There's another way to examine this: How have the Cardinals fared in games Molina has started versus games he hasn't started? Here are the team's yearly records since 2008:
Molina starts: 62-54
Molina doesn't start: 24-22
Molina starts: 79-57
Molina doesn't start: 12-14
Molina starts: 72-58
Molina doesn't start: 14-18
Molina starts: 72-60
Molina doesn't start: 18-12
Molina starts: 76-57
Molina doesn't start: 12-17
Molina starts: 83-48
Molina doesn't start: 14-17
Molina starts: 44-38
Molina doesn't start: 6-4
Molina starts: 488-372 (.567 winning percentage)
Molina doesn't start: 100-104 (.490 winning percentage)
Still, that's a big discrepancy, and you can understand why Molina is so revered in St. Louis. He has started 130-136 games each year since the start of the 2009 season. The difference between a .567 winning percentage and a .490 winning percentage is about 10 wins over 135 games. Of course, Molina isn't missing 135 games. If he misses 10 weeks, we're talking through about a Sept. 18 return, or 60 games on St. Louis' schedule.
The difference between a .567 winning percentage and .490 over 60 games is about 4.5 wins.
Of course, the Cardinals haven't been a .567 team this year, even with Molina. They've played .537 ball when he starts. The difference between that level and .490 is three wins over 60 games.
That sounds about right to me -- anywhere from three to five wins if he misses those 10 weeks. The Cardinals may not be punished quite that much in some of the projection systems, but clearly Molina provides value that doesn't show up in all the numbers those systems can measure, things like calling pitches or pitch framing or just the confidence he gives to pitchers.
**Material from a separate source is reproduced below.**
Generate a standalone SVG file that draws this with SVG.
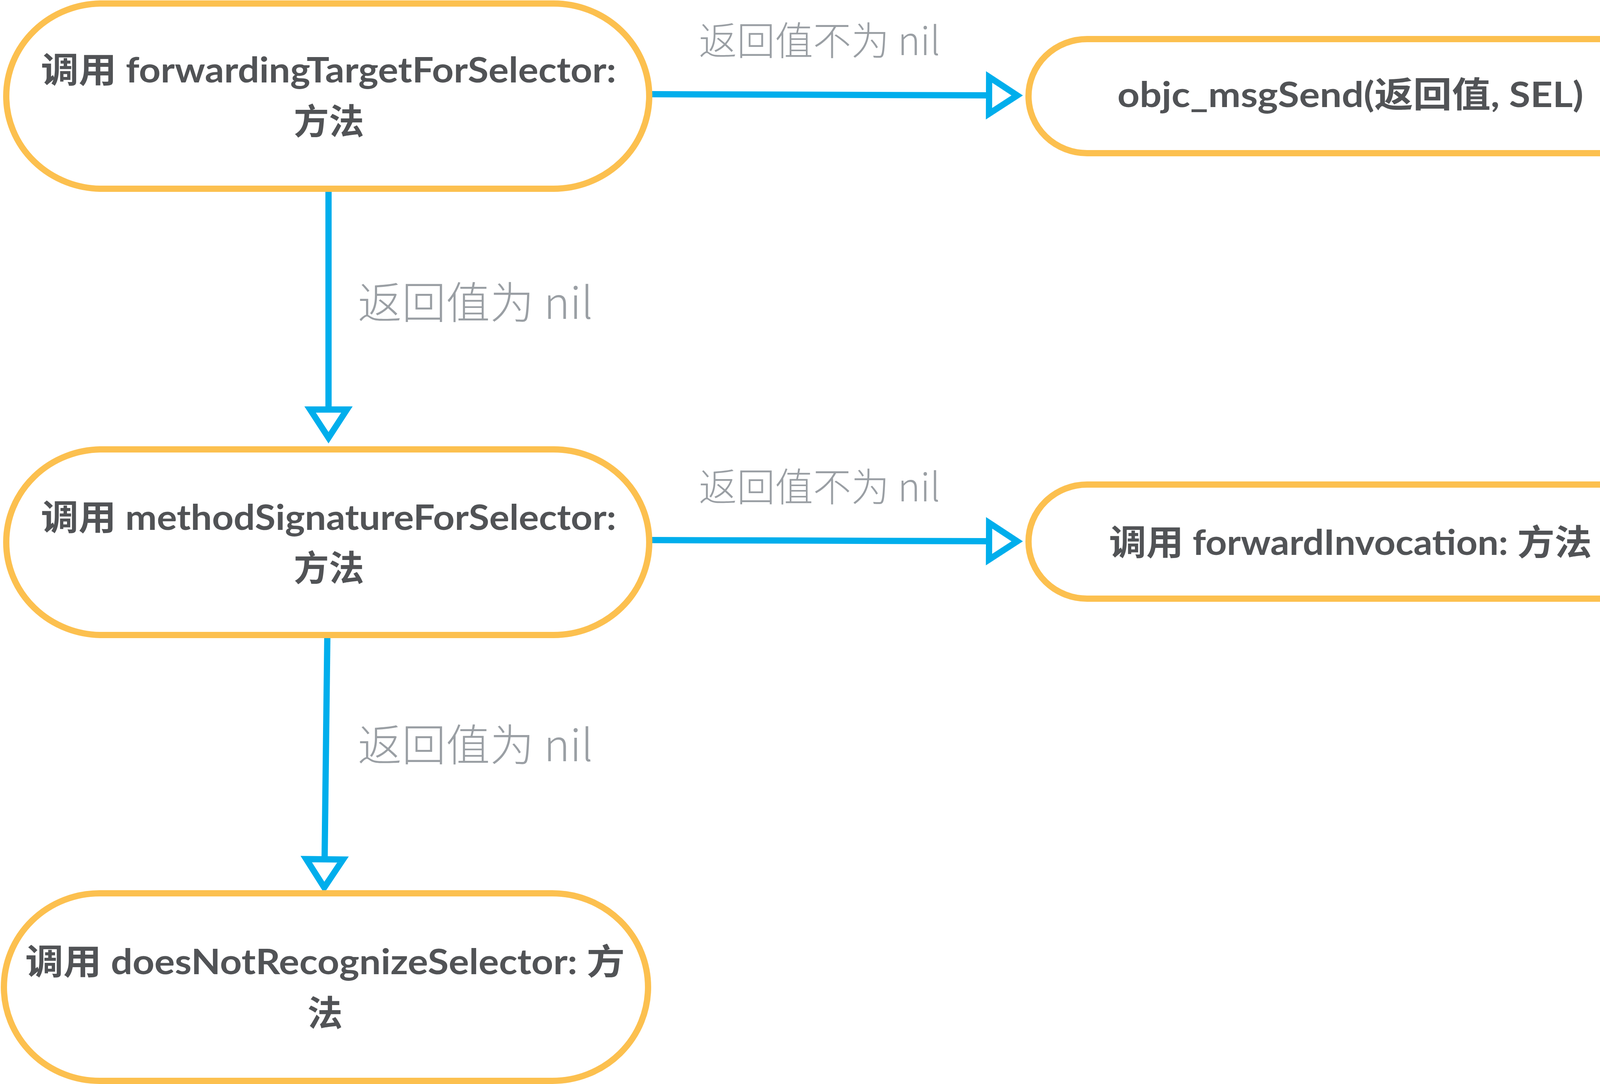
<svg xmlns="http://www.w3.org/2000/svg" width="4291" height="2774" viewBox="0 0 4291 2774">
<style>
.node{fill:#ffffff;stroke:#FCC04F;stroke-width:16}
.nt{font-family:Lato,"Noto Sans CJK SC",sans-serif;font-weight:bold;font-size:90px;fill:#515356;text-anchor:middle}
.lbl{font-family:"Noto Sans CJK SC",sans-serif;font-weight:300;fill:#9A9FA4}
.edge{fill:none;stroke:#00AEEC;stroke-width:16}
</style>
<defs>
<marker id="tri" markerUnits="userSpaceOnUse" viewBox="-20 -70 130 140" markerWidth="130" markerHeight="140" refX="0" refY="0" orient="auto" overflow="visible">
<path d="M0,-47 L72,0 L0,47 Z" fill="#ffffff" stroke="#00AEEC" stroke-width="16" stroke-linejoin="miter" stroke-miterlimit="10"/>
</marker>
</defs>
<rect width="4291" height="2774" fill="#ffffff"/>
<g id="connectors">
<path class="edge" d="M1662,241 L2532,244" marker-end="url(#tri)"/>
<path class="edge" d="M1662,1382 L2532,1385" marker-end="url(#tri)"/>
<path class="edge" d="M841,483 L841,1048" marker-end="url(#tri)"/>
<path class="edge" d="M838,1625 L831,2199" marker-end="url(#tri)"/>
<text class="lbl" x="1789" y="141" font-size="100" textLength="618" lengthAdjust="spacingAndGlyphs">返回值不为 nil</text>
<text class="lbl" x="1789" y="1283" font-size="100" textLength="618" lengthAdjust="spacingAndGlyphs">返回值不为 nil</text>
<text class="lbl" x="916" y="816" font-size="112" textLength="602" lengthAdjust="spacingAndGlyphs">返回值为 nil</text>
<text class="lbl" x="916" y="1948" font-size="112" textLength="602" lengthAdjust="spacingAndGlyphs">返回值为 nil</text>
</g>
<g id="node-forwardingTarget">
<rect class="node" x="16" y="9" width="1646" height="474" rx="245" ry="237"/>
<text class="nt" x="841" y="211" textLength="1473" lengthAdjust="spacingAndGlyphs">调用 forwardingTargetForSelector:</text>
<text class="nt" x="842" y="343">方法</text>
</g>
<g id="node-objc-msgSend">
<rect class="node" x="2633" y="100" width="1643" height="292" rx="150" ry="146"/>
<text class="nt" x="3457" y="274" textLength="1193" lengthAdjust="spacingAndGlyphs">objc_msgSend(返回值, SEL)</text>
</g>
<g id="node-methodSignature">
<rect class="node" x="16" y="1150" width="1646" height="475" rx="245" ry="237"/>
<text class="nt" x="841" y="1356" textLength="1473" lengthAdjust="spacingAndGlyphs">调用 methodSignatureForSelector:</text>
<text class="nt" x="842" y="1486">方法</text>
</g>
<g id="node-forwardInvocation">
<rect class="node" x="2633" y="1240" width="1643" height="292" rx="150" ry="146"/>
<text class="nt" x="3457" y="1420" textLength="1236" lengthAdjust="spacingAndGlyphs">调用 forwardInvocation: 方法</text>
</g>
<g id="node-doesNotRecognize">
<rect class="node" x="10" y="2286" width="1649" height="480" rx="245" ry="240"/>
<text class="nt" x="832" y="2493" textLength="1535" lengthAdjust="spacingAndGlyphs">调用 doesNotRecognizeSelector: 方</text>
<text class="nt" x="832" y="2625">法</text>
</g>
</svg>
We know Cruz or call-up Audry Perez won't hit like Molina (Cruz is pretty much the definition of replacement level, with a minus-0.8 WAR in his career). What's more difficult to measure is Molina's impact behind the plate.
It's a huge loss for the Cardinals, and it likely will have a big impact on what should be a tight four-team race in the NL Central. The Brewers lead the division, but many still considered the Cardinals the favorite to win it. I'm not sure that's the case now.